Manor New Tech High School has plenty of bragging rights, including a recent visit from President Barack Obama. But a key statistic that Principal Steve Zipkes brags about is the school’s 96 percent attendance rate — proof that the students want to be there.
“Our kids want to come to school,” Zipkes said. “I have to kick them out. I know it sounds funny, but I’m serious; I have to run a 5 p.m. bus, or they won’t go home.”
Zipkes, who was asked by the White House to participate in a work group on high school redesign, will be one of the panelists at this week’s U.S. News STEM Solutions national conference in Austin. STEM, which stands for science, technology, engineering and mathematics, is a national education push to better equip the workforce for the rising number of jobs that require skills in those fields.

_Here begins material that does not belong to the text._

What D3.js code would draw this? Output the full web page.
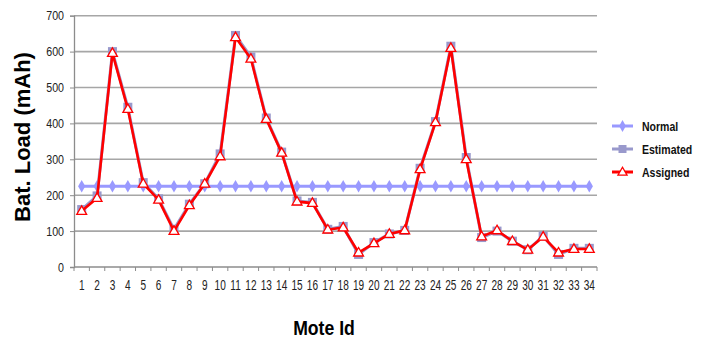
<!DOCTYPE html>
<meta charset="utf-8">
<style>
  body { margin: 0; background: #fff; }
  svg { display: block; }
</style>
<svg width="705" height="340"></svg>

<script src="https://d3js.org/d3.v7.min.js"></script>
<script>
var moteIds = [1,2,3,4,5,6,7,8,9,10,11,12,13,14,15,16,17,18,19,20,21,22,23,24,25,26,27,28,29,30,31,32,33,34]
var normal = [225,225,225,225,225,225,225,225,225,225,225,225,225,225,225,225,225,225,225,225,225,225,225,225,225,225,225,225,225,225,225,225,225,225]
var estimated = [160,198,600,445,235,190,105,175,232,315,645,585,415,320,184,180,105,113,35,68,92,102,275,405,615,305,82,100,72,48,86,35,52,52]
var assigned = [156,192,596,440,232,187,100,172,232,308,640,580,412,318,182,178,104,110,40,66,92,102,272,403,610,300,85,102,72,48,84,40,50,50]
var yTicks = [0,100,200,300,400,500,600,700]

// no narrow font installed, so squeeze Liberation Sans sideways
var font = "'Liberation Sans', Arial, sans-serif"

var svg = d3.select('svg')

var x = d3.scaleBand().domain(moteIds).range([74, 597])
var y = d3.scaleLinear().domain([0, 700]).range([267, 15.7])
function cx(d, i) { return x(moteIds[i]) + x.bandwidth() / 2 }

// grid
svg.append('g').selectAll('line')
  .data(yTicks.slice(1))
  .enter().append('line')
    .attr('x1', 74).attr('x2', 597)
    .attr('y1', function (d) { return y(d) }).attr('y2', function (d) { return y(d) })
    .attr('stroke', '#a6a6a6').attr('stroke-width', 1.6)

// y axis
var yAxis = svg.append('g')
  .attr('transform', 'translate(74,0)')
  .call(d3.axisLeft(y).tickValues(yTicks).tickSize(4).tickPadding(0))
yAxis.select('.domain').attr('stroke', '#8c8c8c').attr('stroke-width', 1.3)
yAxis.selectAll('.tick line').attr('stroke', '#8c8c8c')
yAxis.selectAll('text')
  .attr('x', null)
  .attr('transform', 'translate(-10,0) scale(0.82,1)')
  .attr('font-family', font).attr('font-size', 13).attr('fill', '#222')

// x axis, ticks between categories
var xAxis = svg.append('g').attr('transform', 'translate(0,267)')
xAxis.append('line').attr('x1', 74).attr('x2', 597).attr('stroke', '#8c8c8c').attr('stroke-width', 1.3)
xAxis.selectAll('.tk')
  .data(moteIds.concat([35]))
  .enter().append('line')
    .attr('x1', function (d, i) { return 74 + i * x.step() })
    .attr('x2', function (d, i) { return 74 + i * x.step() })
    .attr('y1', 0).attr('y2', 4)
    .attr('stroke', '#8c8c8c')
xAxis.selectAll('text')
  .data(moteIds)
  .enter().append('text')
    .attr('transform', function (d) { return 'translate(' + (x(d) + x.bandwidth() / 2) + ',22.5) scale(0.72,1)' })
    .attr('text-anchor', 'middle')
    .attr('font-family', font).attr('font-size', 14).attr('fill', '#222')
    .text(function (d) { return d })

var line = d3.line().x(cx).y(function (d) { return y(d) })

// Normal
svg.append('path').datum(normal)
  .attr('d', line).attr('fill', 'none').attr('stroke', '#9999ff').attr('stroke-width', 3)
svg.append('g').selectAll('path')
  .data(normal)
  .enter().append('path')
    .attr('d', d3.symbol().type(d3.symbolDiamond).size(45))
    .attr('transform', function (d, i) { return 'translate(' + cx(d, i) + ',' + y(d) + ')' })
    .attr('fill', '#9999ff')

// Estimated
svg.append('path').datum(estimated)
  .attr('d', line).attr('fill', 'none').attr('stroke', '#9999cc').attr('stroke-width', 3)
svg.append('g').selectAll('rect')
  .data(estimated)
  .enter().append('rect')
    .attr('x', function (d, i) { return cx(d, i) - 4.5 })
    .attr('y', function (d) { return y(d) - 4.5 })
    .attr('width', 9).attr('height', 9)
    .attr('fill', '#9999cc')

// Assigned
svg.append('path').datum(assigned)
  .attr('d', line).attr('fill', 'none').attr('stroke', '#ff0000').attr('stroke-width', 2.6)
svg.append('g').selectAll('path')
  .data(assigned)
  .enter().append('path')
    .attr('d', d3.symbol().type(d3.symbolTriangle).size(42))
    .attr('transform', function (d, i) { return 'translate(' + cx(d, i) + ',' + (y(d) + 0.5) + ')' })
    .attr('fill', '#fff').attr('stroke', '#ff0000').attr('stroke-width', 1.3)

// legend
var legend = [
  { name: 'Normal', color: '#9999ff' },
  { name: 'Estimated', color: '#9999cc' },
  { name: 'Assigned', color: '#ff0000' }
]
var lg = svg.append('g').selectAll('g')
  .data(legend)
  .enter().append('g')
    .attr('transform', function (d, i) { return 'translate(612,' + (126 + i * 23) + ')' })
lg.append('line').attr('x1', 0).attr('x2', 21)
  .attr('stroke', function (d) { return d.color }).attr('stroke-width', 3)
lg.each(function (d, i) {
  var g = d3.select(this)
  if (i === 0) g.append('path').attr('d', d3.symbol().type(d3.symbolDiamond).size(40)).attr('transform', 'translate(10.5,0)').attr('fill', d.color)
  if (i === 1) g.append('rect').attr('x', 6.5).attr('y', -4).attr('width', 8).attr('height', 8).attr('fill', d.color)
  if (i === 2) g.append('path').attr('d', d3.symbol().type(d3.symbolTriangle).size(36)).attr('transform', 'translate(10.5,0.5)').attr('fill', '#fff').attr('stroke', d.color).attr('stroke-width', 1.3)
})
lg.append('text')
  .attr('transform', 'translate(30,5) scale(0.78,1)')
  .attr('font-family', font).attr('font-weight', 'bold').attr('font-size', 13.5).attr('fill', '#111')
  .text(function (d) { return d.name })

// titles
svg.append('text')
  .attr('transform', 'translate(30,137) rotate(-90)')
  .attr('text-anchor', 'middle')
  .attr('font-family', font).attr('font-weight', 'bold').attr('font-size', 22)
  .attr('fill', '#000')
  .text('Bat. Load (mAh)')
svg.append('text')
  .attr('transform', 'translate(324,335) scale(0.84,1)')
  .attr('text-anchor', 'middle')
  .attr('font-family', font).attr('font-weight', 'bold').attr('font-size', 21)
  .attr('fill', '#000')
  .text('Mote Id')
</script>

Manor New Tech is a model for project-based learning — using hands-on collaborative projects to teach core subjects, with a heavy emphasis on technology. Zipkes will serve on a panel discussing lessons traditional high schools can draw from schools like Manor New Tech.
Here’s an edited transcript of our interview with Zipkes.
Statesman: What did the president’s visit mean to the school? What was it like behind the scenes?
Zipkes: Everyone was all pumped up. I was in the building just waiting. Everything had been orchestrated a week and a half in advance.
He went through two classrooms that had three or four different projects in each classroom. I don’t know what I expected, but you know what? He was engaged. He was listening to what students had to say; he was asking them relevant questions. It wasn’t just like a photo op.
You could tell he really was serious and interested in what was happening in the school and how the students were working on these projects. It was refreshing.
How did your visit to the White House come about?
I found out when I went up there that (Obama) was very impressed with the school and the way our students were learning. That we were doing things differently and we were making connections with students, and it wasn’t just a gimmick school or a specialized school that couldn’t happen anywhere. This is something that could be transformed across many, many schools across the country. Really what it was about is we are going to be an ongoing work group, focusing on high school redesign with the incorporation of business partners, community colleges and high school. What does that redesign look like and what can this group do to make national change? I am excited and honored and humbled to be included in this group. When I looked around and read everyone’s bio, I thought, what am I doing here?
How has STEM affected public education?
When we started the school seven years ago … we didn’t say to students, “Come over here; we’re going to teach you more math and science.” We promoted to students, “We’re going to teach you in a different way. You’re going to get hands on; you’re going to work in projects; you’re going to work together. And we’re going to integrate technology.” It was about getting kids over here.
That’s what we’re seeing nationally. It’s not about offering kids more math and science classes. It’s about how to make those math and science classes authentic, relevant. It’s about bringing more students into STEM rather than just taking the top students we already have and giving them STEM.
How do you teach writing skills and reading comprehension in the STEM-heavy curriculum at Manor New Tech High?
I’ve always stated that STEM is not about math, science, technology and engineering — that’s your invisible focus. It’s really about getting your students prepared for 21st-century skills. Can you communicate? Can you collaborate? Can you problem-solve? Do you have a strong work ethic? Do you know how to do research? They need those skills. Those skills will get them in as technicians, will get them into the STEM fields.
To me, STEM is about teaching 21st-century skills every day in every content. It’s about integration of content. You cannot sit and lecture kids.
How would Manor New Tech be different if you were to launch it now instead of seven years ago?
This is the first time in education’s history that education has changed because of technology, not because education wants to change. When we started, our one-to-one meant students could go into the classroom and access technology. We had iMacs and we had PCs. If we opened now, I’d look more at blended learning – anytime, anyplace, anywhere learning with mobile devices. If I had any work stations, they would be power sources for students to be able to go in and do some kind of final cut or something else. I’m not talking about homework. I’m talking about authentic, meaningful work outside of the classroom that students would enjoy working on with their mobile device.
I would start working with businesses more. Give me more authentic problems, so when I create a real project with a real problem, students know they’re working on something that’s meaningful and that someone from that corporation will be on that panel evaluating those projects. So students see there are meanings behind the projects; they’re not just made up or pulled out of some library or textbook.
Is there anything else you would like to add?
Enough is enough. How long are you going to let students fail?
Are we going to sit there and continue to lecture to our students or are our teachers going to have to find new ways to deliver instruction? Does it take more work? Yes, it does. But look at the rewards you get out of it. You get the autonomy to create your content and how you deliver that instruction. And your students become more engaged.